Pourquoi a-t-il quitté le Standard aussi vite après le titre ?

Dans la foulée de la fiesta avec le Standard, plutôt que de filer à la va-vite à Tubize, Villano estime qu’il aurait «peut-être dû faire la préparation (avec le Standard) et prendre une décision plus tard dans le mercato (estival) ». Histoire de se donner un peu de temps pour tenter de convaincre Bölöni, qui avait succédé à Preud’homme. « Mangala et Mehdi (Carcela) ont percé cette saison-là (2008-2009). Est-ce que j’aurais joué moi aussi ? Je ne sais pas… »

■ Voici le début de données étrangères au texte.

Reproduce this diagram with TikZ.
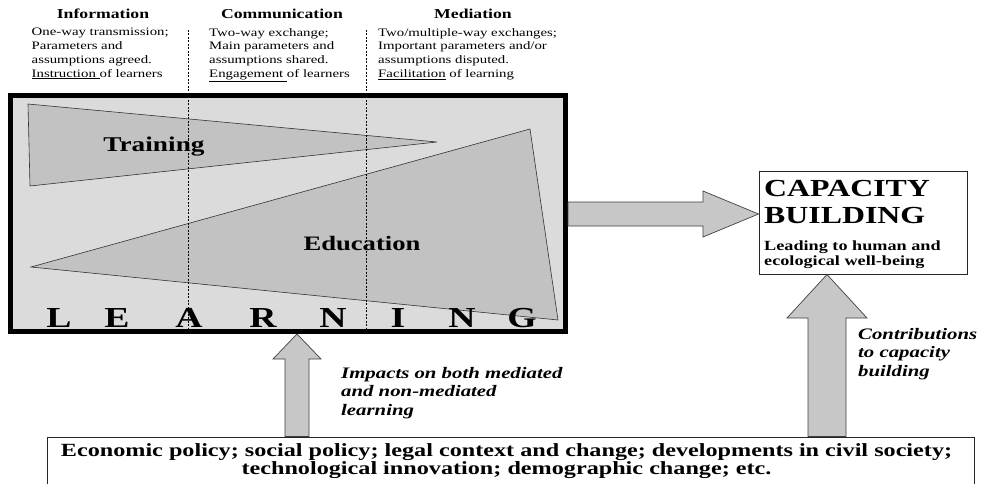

« Il y a les prestations sur le terrain et puis il y a les choix que tu fais en dehors. À vingt ans, t’es un peu fou, tu veux jouer. J’aurais dû aller à Tubize mais en prêt (NDLR : et pas aussi vite donc). Vu la saison que je faisais (avec le promu brabançon wallon), le Standard aurait levé l’option. J’ai été mal conseillé par mon agent et c’est aussi de ma faute, parce que c’est le joueur qui prend la décision finale. »

Comment n’a-t-il pas pu continuer à évoluer au plus au niveau après le mercato estival 2009, cela restera une énigme… « Du titre en D1 à la descente en D2 en à peine un an, ça fait un choc quand même. »

« Dans le foot, on t’oublie vite. Les années passent. Si tu n’avais pas les bonnes connexions, les bons agents, tu restais là où t’étais… »

« Je me souviens d’un match entre Charleroi et Courtrai, il doit y avoir deux ans et demi ou trois ans, j’avais vu Felice (Mazzu) et il m’avait dit : ‘tu devrais être sur ce terrain (en Pro League) ! T’es un de mes plus grands regrets’. »

« J’ai eu l’intelligence de me reconvertir, je le savais que c’était fini. Je n’ai pas été gêné de prendre une telle décision et je ne le regrette pas. J’ai trouvé un bon équilibre de vie. Il n’y a pas plus grande richesse que la famille que j’ai construite, » confie-t-il, en référence à son mariage et à ses jeunes jumeaux. « Tout ce que j’ai emmagasiné sur ces dix dernières années va me servir pour les vingt prochaines ! Je crois qu’un jour, je reviendrai dans le circuit pro après avoir passé les diplômes de coach. Je suis amoureux du foot et je le reste.»